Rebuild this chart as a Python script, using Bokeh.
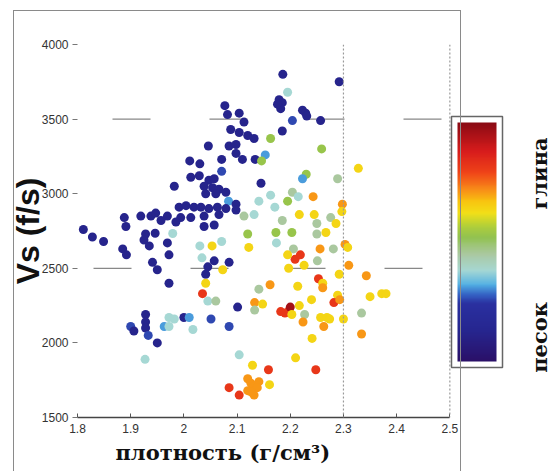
import numpy as np
from bokeh.plotting import figure
from bokeh.models import (ColumnDataSource, LinearColorMapper, ColorBar, Label, Span,
                          FixedTicker, Range1d, Title, InlineStyleSheet)
from bokeh.transform import linear_cmap
from bokeh.embed import file_html
from bokeh.resources import INLINE

# clay-fraction colour codes
N, B, C, T, G, Gr, Y, O, R, D = 0.12, 0.26, 0.31, 0.38, 0.45, 0.53, 0.64, 0.71, 0.82, 0.96

density = [
    1.811, 1.828, 1.849, 1.888, 1.891, 1.885, 1.919, 1.928, 1.925, 1.938, 1.947, 1.935, 1.946,
    1.969, 1.982, 1.979, 1.991, 1.994, 1.969, 1.957, 1.985,
    2.186, 2.195, 2.179, 2.185, 2.182, 2.176, 2.077, 2.082, 2.104, 2.088, 2.113, 2.104, 2.120,
    2.132, 2.046, 2.085, 2.098, 2.098, 2.110, 2.071, 2.134, 2.153, 2.146, 2.163, 2.185, 2.204,
    2.011, 2.030, 2.071, 2.013, 2.029, 2.047, 2.057, 2.145, 2.038, 2.054, 2.066, 2.079, 2.041,
    2.060, 2.084, 2.098, 2.004, 2.019, 2.032, 2.047, 2.063, 2.079, 2.098, 2.013, 2.038, 2.066,
    2.057, 2.038, 2.113, 2.132, 2.141, 2.163, 2.171, 2.195, 2.204, 2.185, 2.203, 2.120, 2.173,
    2.174, 2.122, 2.053, 2.071, 2.030, 2.217,
    2.292, 2.223, 2.229, 2.231, 2.257, 2.259, 2.328, 2.230, 2.223, 2.289, 2.215, 2.243, 2.298,
    2.297, 2.245, 2.276, 2.286, 2.250, 2.250, 2.267, 2.281, 2.256, 2.303, 2.308, 2.206,
    1.892, 1.972, 1.941, 1.950, 1.972, 2.057, 2.085, 2.045, 2.041, 2.073, 2.041, 2.035, 2.045,
    2.060, 2.101, 2.133, 2.148, 2.133, 1.928, 1.928, 1.928, 1.900, 1.906, 1.933, 1.950, 1.972,
    1.982, 1.963, 1.972, 2.000, 2.010, 2.017, 2.051, 2.085, 1.927, 2.104, 2.129, 2.120, 2.126,
    2.132, 2.120, 2.132, 2.085, 2.104, 2.141, 2.138, 2.127, 2.159, 2.161, 2.034,
    2.141, 2.162, 2.182, 2.190, 2.198, 2.200, 2.203, 2.210, 2.209, 2.219, 2.195, 2.197, 2.226,
    2.251, 2.310, 2.292, 2.343, 2.253, 2.261, 2.261, 2.214, 2.289, 2.282, 2.293, 2.240, 2.350,
    2.372, 2.380, 2.217, 2.227, 2.224, 2.257, 2.269, 2.274, 2.263, 2.300, 2.334, 2.334, 2.241,
    2.248,
]

vs = [
    2760, 2710, 2680, 2840, 2780, 2630, 2850, 2730, 2690, 2850, 2870, 2650, 2735,
    2850, 3050, 2733, 2910, 2840, 2670, 2820, 2810,
    3800, 3680, 3630, 3610, 3570, 3600, 3590, 3530, 3540, 3430, 3480, 3410, 3390,
    3370, 3320, 3320, 3330, 3270, 3230, 3230, 3230, 3260, 3220, 3370, 3420, 3490,
    3220, 3200, 3150, 3110, 3120, 3090, 3100, 3070, 3050, 3040, 3030, 3010, 3000,
    3000, 2950, 2930, 2920, 2910, 2910, 2900, 2910, 2900, 2890, 2840, 2850, 2860,
    2790, 2780, 2850, 2860, 2950, 2990, 2910, 2950, 3010, 2820, 2740, 2730, 2740,
    2670, 2640, 2650, 2680, 2650, 2860,
    3750, 3560, 3540, 3520, 3490, 3300, 3170, 3130, 3100, 3100, 2980, 2980, 2930,
    2880, 2860, 2840, 2800, 2800, 2730, 2740, 2630, 2630, 2660, 2640, 2630,
    2590, 2590, 2540, 2490, 2400, 2550, 2540, 2510, 2460, 2490, 2400, 2330, 2280,
    2280, 2240, 2270, 2260, 2220, 2190, 2140, 2100, 2110, 2080, 2050, 2000, 2170,
    2160, 2110, 2110, 2170, 2170, 2090, 2160, 2110, 1890, 1920, 1850, 1760, 1730,
    1710, 1680, 1650, 1700, 1650, 1740, 1700, 1670, 1820, 1720, 2570,
    2360, 2390, 2210, 2200, 2220, 2240, 2190, 1900, 2560, 2590, 2590, 2500, 2520,
    2550, 2520, 2460, 2450, 2430, 2400, 2370, 2380, 2320, 2270, 2290, 2290, 2310,
    2330, 2330, 2250, 2190, 2140, 2170, 2170, 2160, 2110, 2160, 2200, 2060, 2030,
    1820,
]

clay = [
    N, N, N, N, N, N, N, N, N, N, N, N, N,
    N, N, T, N, N, N, N, N,
    N, T, N, N, N, N, N, N, N, N, N, N, N,
    N, N, N, N, N, N, N, N, C, Gr, Gr, N, B,
    N, N, B, N, N, N, N, N, N, N, N, N, N,
    N, C, N, N, N, N, N, N, N, N, N, N, N,
    N, N, G, T, T, T, T, Gr, G, G, Gr, Gr, Gr,
    T, Y, Y, T, T, Y,
    N, N, N, N, N, Gr, Y, Gr, C, G, T, O, O,
    Y, Y, G, Y, G, G, Y, G, O, O, Y, G,
    N, N, N, N, N, N, N, N, N, Y, Y, R, T,
    G, N, O, Y, G, N, N, N, B, N, B, N, T,
    T, C, T, N, C, T, B, B, T, T, Y, O, O,
    O, O, O, R, R, O, O, O, R, Y, T,
    G, O, R, R, R, D, Y, Y, R, R, Y, Y, Y,
    G, O, Y, O, R, Y, O, Y, Y, R, O, Y, Y,
    Y, Y, Y, G, O, Y, Y, Y, O, Y, G, O, Y,
    R,
]

x_ticks = [1.8, 1.9, 2.0, 2.1, 2.2, 2.3, 2.4, 2.5]
x_tick_labels = ["1.8", "1.9", "2", "2.1", "2.2", "2.3", "2.4", "2.5"]
y_ticks = [1500, 2000, 2500, 3000, 3500, 4000]
grid_levels = [3500, 2500]
grid_offsets = [62, 81]
dotted_x = [2.3, 2.5]

# jet-like colour scale of the bar (position, colour)
stops = [(0.00, "#2a1068"), (0.13, "#262690"), (0.24, "#2a30a0"), (0.28, "#3462c4"),
         (0.32, "#52b0e4"), (0.38, "#a6d8d4"), (0.45, "#aac8a0"), (0.52, "#92c250"),
         (0.57, "#b4d038"), (0.62, "#f2e018"), (0.67, "#f8c410"), (0.72, "#f88c18"),
         (0.79, "#f04418"), (0.88, "#d81c1c"), (1.00, "#8a0a14")]


def build_palette(stops, n=256):
    pos = np.array([s[0] for s in stops])
    rgb = np.array([[int(s[1][i:i + 2], 16) for i in (1, 3, 5)] for s in stops], float)
    t = np.linspace(0, 1, n)
    cols = np.stack([np.interp(t, pos, rgb[:, k]) for k in range(3)], axis=1)
    return ["#%02x%02x%02x" % tuple(int(round(v)) for v in c) for c in cols]


palette = build_palette(stops)

src = ColumnDataSource(dict(x=density, y=vs, clay=clay))

p = figure(width=552, height=471, output_backend="svg", toolbar_location=None,
           x_range=Range1d(1.8, 2.693), y_range=Range1d(1500, 4000),
           min_border_left=77, min_border_right=0, min_border_top=44, min_border_bottom=54)
p.outline_line_color = None
p.grid.visible = False
p.background_fill_color = "white"
p.border_fill_color = "white"

# faint frame of the scanned page (decoration only)
p.stylesheets = [InlineStyleSheet(css=(
    ":host::after{content:'';position:absolute;left:13px;top:10px;width:446px;"
    "height:470px;border:1.5px solid #8a8a8a;border-bottom:none;"
    "pointer-events:none;z-index:5;}"))]

# x axis
xa = p.xaxis[0]
xa.ticker = FixedTicker(ticks=x_ticks)
xa.major_label_overrides = {t: s for t, s in zip(x_ticks, x_tick_labels)}
xa.bounds = (x_ticks[0], x_ticks[-1])
xa.axis_line_color = "#444444"
xa.axis_line_width = 1.5
xa.major_tick_in = 4
xa.major_tick_out = 0
xa.major_tick_line_color = "#555555"
xa.minor_tick_line_color = None
xa.major_label_standoff = 6
xa.major_label_text_font = "Liberation Sans"
xa.major_label_text_font_size = "12px"
xa.major_label_text_color = "#333333"

# y axis
ya = p.yaxis[0]
ya.ticker = FixedTicker(ticks=y_ticks)
ya.axis_line_color = None
ya.major_tick_in = 0
ya.major_tick_out = 5
ya.major_tick_line_color = "#777777"
ya.minor_tick_line_color = None
ya.major_label_standoff = 4
ya.major_label_text_font = "Liberation Sans"
ya.major_label_text_font_size = "12px"
ya.major_label_text_color = "#333333"
ya.axis_label = "Vs (f/s)"
ya.axis_label_standoff = -7
ya.axis_label_text_font = "Liberation Sans"
ya.axis_label_text_font_style = "bold"
ya.axis_label_text_font_size = "32px"
ya.axis_label_text_color = "#111111"

p.add_layout(Title(text="плотность (г/см³)", align="left", offset=38, standoff=4,
                   text_font="DejaVu Serif", text_font_style="bold",
                   text_font_size="21px", text_color="#111111"), "below")

# dashed grid pieces
for lvl, off in zip(grid_levels, grid_offsets):
    p.segment(x0=[x_ticks[0]], x1=[x_ticks[-1]], y0=[lvl], y1=[lvl],
              line_color="#888888", line_width=1.2, line_dash="38 59", line_dash_offset=off)

for xv in dotted_x:
    p.add_layout(Span(location=xv, dimension="height", line_color="#9a9a9a",
                      line_width=1.2, line_dash="2 2"))

p.scatter(x="x", y="y", source=src, size=9, marker="circle",
          fill_color=linear_cmap("clay", palette, 0, 1), line_color=None)

mapper = LinearColorMapper(palette=palette, low=0, high=1)
cb = ColorBar(color_mapper=mapper, location=(374, 50), width=39, height=239,
              padding=6, margin=0, ticker=FixedTicker(ticks=[]),
              major_label_text_font_size="0px", major_tick_line_color=None,
              bar_line_color=None, border_line_color="#666666", border_line_width=1.5,
              background_fill_color="white", orientation="vertical")
p.add_layout(cb)

p.add_layout(Label(x=462, y=244, x_units="screen", y_units="screen", text="глина",
                   angle=90, angle_units="deg", text_align="center", text_baseline="middle",
                   text_font="DejaVu Serif", text_font_style="bold",
                   text_font_size="21px", text_color="#111111"))
p.add_layout(Label(x=462, y=80, x_units="screen", y_units="screen", text="песок",
                   angle=90, angle_units="deg", text_align="center", text_baseline="middle",
                   text_font="DejaVu Serif", text_font_style="bold",
                   text_font_size="21px", text_color="#111111"))

open("out.html", "w").write(file_html(p, INLINE))
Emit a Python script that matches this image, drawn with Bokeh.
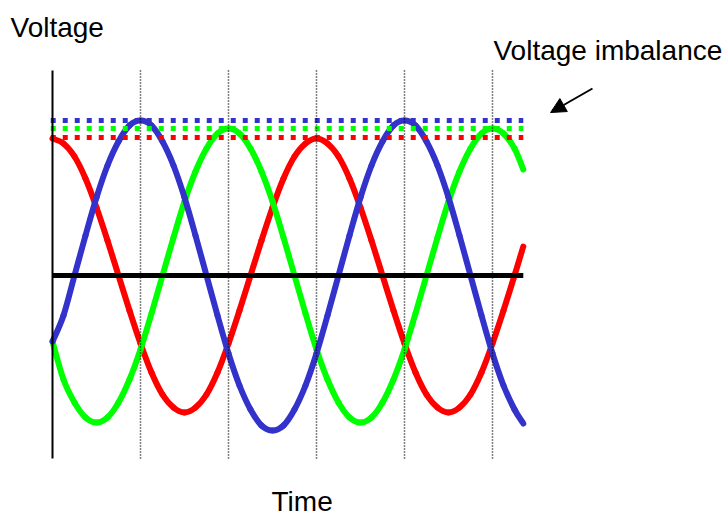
from bokeh.plotting import figure
from bokeh.models import Range1d, Arrow, NormalHead, ColumnDataSource
from bokeh.embed import file_html
from bokeh.resources import INLINE
from bokeh.core.properties import value

# time in units of one third of a period (dotted markers at 1..5)
time = [0, 0.125, 0.25, 0.375, 0.5, 0.625, 0.75, 0.875,
        1, 1.125, 1.25, 1.375, 1.5, 1.625, 1.75, 1.875,
        2, 2.125, 2.25, 2.375, 2.5, 2.625, 2.75, 2.875,
        3, 3.125, 3.25, 3.375, 3.5, 3.625, 3.75, 3.875,
        4, 4.125, 4.25, 4.375, 4.5, 4.625, 4.75, 4.875,
        5, 5.125, 5.25, 5.35]

red_v = [137, 132, 119, 97, 68, 35, 0, -35, -68, -97, -119, -132,
         -137, -132, -119, -97, -68, -35, 0, 35, 68, 97, 119, 132,
         137, 132, 119, 97, 68, 35, 0, -35, -68, -97, -119, -132,
         -137, -132, -119, -97, -68, -35, 0, 29]
green_v = [-66, -104, -127, -142, -147, -142, -127, -104, -74, -38, 0, 38,
           74, 104, 127, 142, 147, 142, 127, 104, 74, 38, 0, -38,
           -74, -104, -127, -142, -147, -142, -127, -104, -74, -38, 0, 38,
           74, 104, 127, 142, 147, 142, 127, 106]
blue_v = [-66, -40, 0, 40, 78, 110, 134, 150, 155, 150, 134, 110,
          78, 40, 0, -40, -78, -110, -134, -150, -155, -150, -134, -110,
          -78, -40, 0, 40, 78, 110, 134, 150, 155, 150, 134, 110,
          78, 40, 0, -40, -78, -110, -134, -148]

peak_levels = {"blue": 155, "green": 147, "red": 138}
markers = [1, 2, 3, 4, 5]

RED = "#ff0000"
GREEN = "#00ff00"
BLUE = "#3333cc"
FONT = "Liberation Sans"

W, H = 722, 517
p = figure(width=W, height=H, output_backend="svg", toolbar_location=None,
           x_range=Range1d(-52 / 88.0, (W - 52) / 88.0),
           y_range=Range1d(275 - H, 275),
           min_border=0, min_border_left=0, min_border_right=0,
           min_border_top=0, min_border_bottom=0)
p.xaxis.visible = False
p.yaxis.visible = False
p.grid.visible = False
p.outline_line_color = None
p.background_fill_color = "white"
p.border_fill_color = "white"

t_end = time[-1]
y_top, y_bot = 205, -183


def smooth_source(xs, ys):
    """Catmull-Rom style cubic segments through the read points (rendering only)."""
    n = len(xs)
    d = dict(x0=[], y0=[], x1=[], y1=[], cx0=[], cy0=[], cx1=[], cy1=[])
    for i in range(n - 1):
        i0, i3 = max(i - 1, 0), min(i + 2, n - 1)
        d["x0"].append(xs[i]); d["y0"].append(ys[i])
        d["x1"].append(xs[i + 1]); d["y1"].append(ys[i + 1])
        d["cx0"].append(xs[i] + (xs[i + 1] - xs[i0]) / 6.0)
        d["cy0"].append(ys[i] + (ys[i + 1] - ys[i0]) / 6.0)
        d["cx1"].append(xs[i + 1] - (xs[i3] - xs[i]) / 6.0)
        d["cy1"].append(ys[i + 1] - (ys[i3] - ys[i]) / 6.0)
    return ColumnDataSource(d)


# waveforms
for vals, col in ((red_v, RED), (green_v, GREEN), (blue_v, BLUE)):
    p.bezier(x0="x0", y0="y0", x1="x1", y1="y1", cx0="cx0", cy0="cy0",
             cx1="cx1", cy1="cy1", source=smooth_source(time, vals),
             line_color=col, line_width=6, line_cap="round")

# zero line
p.line([0, t_end], [0, 0], line_color="black", line_width=5)

# peak level dotted lines
for name, col in (("blue", BLUE), ("green", GREEN), ("red", RED)):
    lv = peak_levels[name]
    p.line([-0.02, t_end], [lv, lv], line_color=col, line_width=5, line_dash="5 7")

# vertical dotted markers
for m in markers:
    p.line([m, m], [y_top, y_bot], line_color="black", line_width=1.5, line_dash="1 2")

# y axis line
p.line([0, 0], [y_top, y_bot], line_color="black", line_width=2)

# texts
p.text(x=[-0.477], y=[248], text=["Voltage"], text_font=value(FONT),
       text_font_size="28px", text_color="black", text_baseline="alphabetic")
p.text(x=[5.011], y=[225], text=["Voltage imbalance"], text_font=value(FONT),
       text_font_size="28px", text_color="black", text_baseline="alphabetic")
p.text(x=[2.489], y=[-226], text=["Time"], text_font=value(FONT),
       text_font_size="28px", text_color="black", text_baseline="alphabetic")

p.add_layout(Arrow(end=NormalHead(size=15, fill_color="black", line_color="black"),
                   x_start=6.136, y_start=187, x_end=5.66, y_end=163,
                   line_color="black", line_width=2))

open("out.html", "w").write(file_html(p, INLINE))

● **Your instructions**: Print the entries as they stand, first line through the line holding "N, B, C, T, G, Gr, Y, O, R, D", with every picture removed.

● **Expected answer**:
Rebuild this chart as a Python script, using Bokeh.
import numpy as np
from bokeh.plotting import figure
from bokeh.models import (ColumnDataSource, LinearColorMapper, ColorBar, Label, Span,
                          FixedTicker, Range1d, Title, InlineStyleSheet)
from bokeh.transform import linear_cmap
from bokeh.embed import file_html
from bokeh.resources import INLINE

# clay-fraction colour codes
N, B, C, T, G, Gr, Y, O, R, D = 0.12, 0.26, 0.31, 0.38, 0.45, 0.53, 0.64, 0.71, 0.82, 0.96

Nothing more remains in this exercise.